Written instruction
Among the entries below, one stretch runs from the line that contains "Rebuild this chart" through the line that contains "const arc = d3.arc().innerRadius(0).outerRadius(R);". Repeat that stretch exactly, ends included, and only that.

Provided records

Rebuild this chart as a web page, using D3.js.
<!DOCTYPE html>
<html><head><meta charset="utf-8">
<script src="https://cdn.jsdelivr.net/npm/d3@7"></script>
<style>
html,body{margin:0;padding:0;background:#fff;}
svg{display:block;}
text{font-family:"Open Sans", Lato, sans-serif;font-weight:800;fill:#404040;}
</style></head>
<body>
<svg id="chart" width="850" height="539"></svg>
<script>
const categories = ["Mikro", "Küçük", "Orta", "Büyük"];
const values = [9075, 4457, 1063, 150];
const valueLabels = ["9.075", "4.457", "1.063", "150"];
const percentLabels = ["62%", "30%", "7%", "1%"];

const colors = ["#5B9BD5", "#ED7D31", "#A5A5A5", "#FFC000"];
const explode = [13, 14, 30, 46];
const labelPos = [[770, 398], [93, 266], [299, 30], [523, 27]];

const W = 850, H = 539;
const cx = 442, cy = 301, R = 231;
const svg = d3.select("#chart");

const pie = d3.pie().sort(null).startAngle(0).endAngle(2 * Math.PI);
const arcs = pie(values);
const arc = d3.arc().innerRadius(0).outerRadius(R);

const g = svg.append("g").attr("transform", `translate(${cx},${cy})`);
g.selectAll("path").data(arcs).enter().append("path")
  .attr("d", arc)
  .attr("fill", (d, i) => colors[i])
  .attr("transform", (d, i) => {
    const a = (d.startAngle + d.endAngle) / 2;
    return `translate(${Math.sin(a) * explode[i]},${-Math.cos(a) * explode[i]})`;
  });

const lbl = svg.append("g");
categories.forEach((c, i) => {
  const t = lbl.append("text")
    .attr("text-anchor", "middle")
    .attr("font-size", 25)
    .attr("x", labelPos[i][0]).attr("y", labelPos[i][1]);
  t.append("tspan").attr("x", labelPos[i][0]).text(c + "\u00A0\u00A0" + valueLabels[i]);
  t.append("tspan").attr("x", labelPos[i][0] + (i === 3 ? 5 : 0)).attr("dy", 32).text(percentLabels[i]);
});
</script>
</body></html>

--

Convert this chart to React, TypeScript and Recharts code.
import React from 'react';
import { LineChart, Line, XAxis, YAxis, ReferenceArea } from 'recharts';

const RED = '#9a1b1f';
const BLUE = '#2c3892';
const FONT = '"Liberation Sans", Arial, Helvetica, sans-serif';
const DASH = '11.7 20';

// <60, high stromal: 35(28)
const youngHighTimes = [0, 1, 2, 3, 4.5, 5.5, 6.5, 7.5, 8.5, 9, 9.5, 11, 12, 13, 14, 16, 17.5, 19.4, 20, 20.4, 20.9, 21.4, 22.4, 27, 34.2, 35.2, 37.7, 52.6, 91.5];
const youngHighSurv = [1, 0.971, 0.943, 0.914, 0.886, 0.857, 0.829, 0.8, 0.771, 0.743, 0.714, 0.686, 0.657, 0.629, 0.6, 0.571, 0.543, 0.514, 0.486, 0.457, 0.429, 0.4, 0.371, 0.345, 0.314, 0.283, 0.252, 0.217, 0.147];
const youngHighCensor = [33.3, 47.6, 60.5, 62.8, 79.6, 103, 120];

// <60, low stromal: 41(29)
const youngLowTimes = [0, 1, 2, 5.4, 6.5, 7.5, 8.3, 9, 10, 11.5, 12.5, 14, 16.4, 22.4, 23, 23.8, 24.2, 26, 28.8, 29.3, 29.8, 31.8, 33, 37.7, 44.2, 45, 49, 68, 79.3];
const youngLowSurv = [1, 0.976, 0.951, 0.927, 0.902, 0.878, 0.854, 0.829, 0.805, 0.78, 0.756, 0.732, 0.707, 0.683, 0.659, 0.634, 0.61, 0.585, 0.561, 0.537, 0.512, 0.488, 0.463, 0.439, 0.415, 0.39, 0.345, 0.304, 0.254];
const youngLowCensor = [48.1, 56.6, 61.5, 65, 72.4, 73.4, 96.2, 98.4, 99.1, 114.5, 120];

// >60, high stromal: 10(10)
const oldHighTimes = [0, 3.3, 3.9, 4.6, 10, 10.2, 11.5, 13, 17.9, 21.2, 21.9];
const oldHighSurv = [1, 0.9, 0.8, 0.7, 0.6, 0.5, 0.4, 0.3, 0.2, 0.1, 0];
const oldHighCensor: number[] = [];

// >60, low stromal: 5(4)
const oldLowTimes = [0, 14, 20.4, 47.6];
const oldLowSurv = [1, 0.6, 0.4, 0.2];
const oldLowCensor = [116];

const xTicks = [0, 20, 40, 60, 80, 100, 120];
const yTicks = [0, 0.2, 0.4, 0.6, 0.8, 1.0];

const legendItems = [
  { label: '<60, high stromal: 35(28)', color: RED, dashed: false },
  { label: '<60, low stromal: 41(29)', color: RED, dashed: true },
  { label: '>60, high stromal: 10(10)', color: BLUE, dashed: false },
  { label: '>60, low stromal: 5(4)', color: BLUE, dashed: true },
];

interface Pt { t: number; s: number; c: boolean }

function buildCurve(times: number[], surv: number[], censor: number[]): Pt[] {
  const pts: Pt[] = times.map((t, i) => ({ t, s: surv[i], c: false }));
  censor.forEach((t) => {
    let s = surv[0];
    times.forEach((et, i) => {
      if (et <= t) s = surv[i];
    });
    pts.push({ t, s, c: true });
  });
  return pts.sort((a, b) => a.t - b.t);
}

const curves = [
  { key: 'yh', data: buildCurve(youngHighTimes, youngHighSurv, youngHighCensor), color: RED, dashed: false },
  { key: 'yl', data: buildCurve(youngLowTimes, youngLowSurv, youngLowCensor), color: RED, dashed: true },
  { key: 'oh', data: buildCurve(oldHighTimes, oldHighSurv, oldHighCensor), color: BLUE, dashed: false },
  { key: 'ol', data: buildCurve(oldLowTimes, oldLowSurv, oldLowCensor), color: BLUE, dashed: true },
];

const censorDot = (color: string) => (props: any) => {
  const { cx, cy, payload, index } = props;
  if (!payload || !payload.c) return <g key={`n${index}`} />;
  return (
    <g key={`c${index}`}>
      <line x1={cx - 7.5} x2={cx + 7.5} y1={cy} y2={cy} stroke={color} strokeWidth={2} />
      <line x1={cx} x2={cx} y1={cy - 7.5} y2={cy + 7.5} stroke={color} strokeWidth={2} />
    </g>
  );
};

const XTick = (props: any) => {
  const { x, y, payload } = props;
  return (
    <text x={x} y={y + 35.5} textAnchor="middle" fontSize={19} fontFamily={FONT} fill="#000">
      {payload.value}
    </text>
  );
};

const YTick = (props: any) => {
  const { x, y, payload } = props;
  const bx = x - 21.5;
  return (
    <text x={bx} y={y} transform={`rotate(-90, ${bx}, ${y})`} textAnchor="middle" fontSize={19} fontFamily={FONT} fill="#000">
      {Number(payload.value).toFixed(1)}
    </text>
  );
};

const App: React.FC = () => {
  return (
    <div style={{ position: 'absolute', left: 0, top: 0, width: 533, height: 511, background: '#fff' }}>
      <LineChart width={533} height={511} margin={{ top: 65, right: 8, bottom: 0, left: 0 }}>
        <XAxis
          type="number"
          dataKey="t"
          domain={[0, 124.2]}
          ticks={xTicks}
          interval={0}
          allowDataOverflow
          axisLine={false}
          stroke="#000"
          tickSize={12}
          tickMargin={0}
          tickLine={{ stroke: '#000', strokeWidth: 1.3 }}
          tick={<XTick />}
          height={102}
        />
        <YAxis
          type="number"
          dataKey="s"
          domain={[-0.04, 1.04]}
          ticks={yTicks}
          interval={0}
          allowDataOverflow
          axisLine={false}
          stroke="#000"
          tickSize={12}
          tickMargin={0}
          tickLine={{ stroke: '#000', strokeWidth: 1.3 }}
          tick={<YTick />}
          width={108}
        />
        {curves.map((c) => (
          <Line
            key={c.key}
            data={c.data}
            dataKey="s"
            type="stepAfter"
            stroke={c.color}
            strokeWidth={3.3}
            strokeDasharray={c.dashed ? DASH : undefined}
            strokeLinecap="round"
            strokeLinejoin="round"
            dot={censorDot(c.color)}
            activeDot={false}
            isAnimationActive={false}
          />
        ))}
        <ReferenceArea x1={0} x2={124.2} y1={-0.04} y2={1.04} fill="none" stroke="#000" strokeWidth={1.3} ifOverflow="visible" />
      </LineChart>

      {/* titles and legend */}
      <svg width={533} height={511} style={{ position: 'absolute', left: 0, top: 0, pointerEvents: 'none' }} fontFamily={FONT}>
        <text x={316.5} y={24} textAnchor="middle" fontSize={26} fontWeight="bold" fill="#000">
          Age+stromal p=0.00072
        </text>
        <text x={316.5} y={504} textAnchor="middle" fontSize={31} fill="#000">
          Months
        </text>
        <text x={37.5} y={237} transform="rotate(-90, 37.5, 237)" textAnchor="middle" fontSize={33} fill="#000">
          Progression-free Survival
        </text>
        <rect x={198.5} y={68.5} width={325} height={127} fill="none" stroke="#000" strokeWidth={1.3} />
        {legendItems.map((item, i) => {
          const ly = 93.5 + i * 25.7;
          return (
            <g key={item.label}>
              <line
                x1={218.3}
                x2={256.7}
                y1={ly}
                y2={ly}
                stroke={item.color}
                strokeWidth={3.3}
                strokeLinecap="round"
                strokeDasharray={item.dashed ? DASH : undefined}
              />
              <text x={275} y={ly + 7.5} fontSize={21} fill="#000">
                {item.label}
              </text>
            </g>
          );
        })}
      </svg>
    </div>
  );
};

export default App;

Expected answer
Rebuild this chart as a web page, using D3.js.
<!DOCTYPE html>
<html><head><meta charset="utf-8">
<script src="https://cdn.jsdelivr.net/npm/d3@7"></script>
<style>
html,body{margin:0;padding:0;background:#fff;}
svg{display:block;}
text{font-family:"Open Sans", Lato, sans-serif;font-weight:800;fill:#404040;}
</style></head>
<body>
<svg id="chart" width="850" height="539"></svg>
<script>
const categories = ["Mikro", "Küçük", "Orta", "Büyük"];
const values = [9075, 4457, 1063, 150];
const valueLabels = ["9.075", "4.457", "1.063", "150"];
const percentLabels = ["62%", "30%", "7%", "1%"];

const colors = ["#5B9BD5", "#ED7D31", "#A5A5A5", "#FFC000"];
const explode = [13, 14, 30, 46];
const labelPos = [[770, 398], [93, 266], [299, 30], [523, 27]];

const W = 850, H = 539;
const cx = 442, cy = 301, R = 231;
const svg = d3.select("#chart");

const pie = d3.pie().sort(null).startAngle(0).endAngle(2 * Math.PI);
const arcs = pie(values);
const arc = d3.arc().innerRadius(0).outerRadius(R);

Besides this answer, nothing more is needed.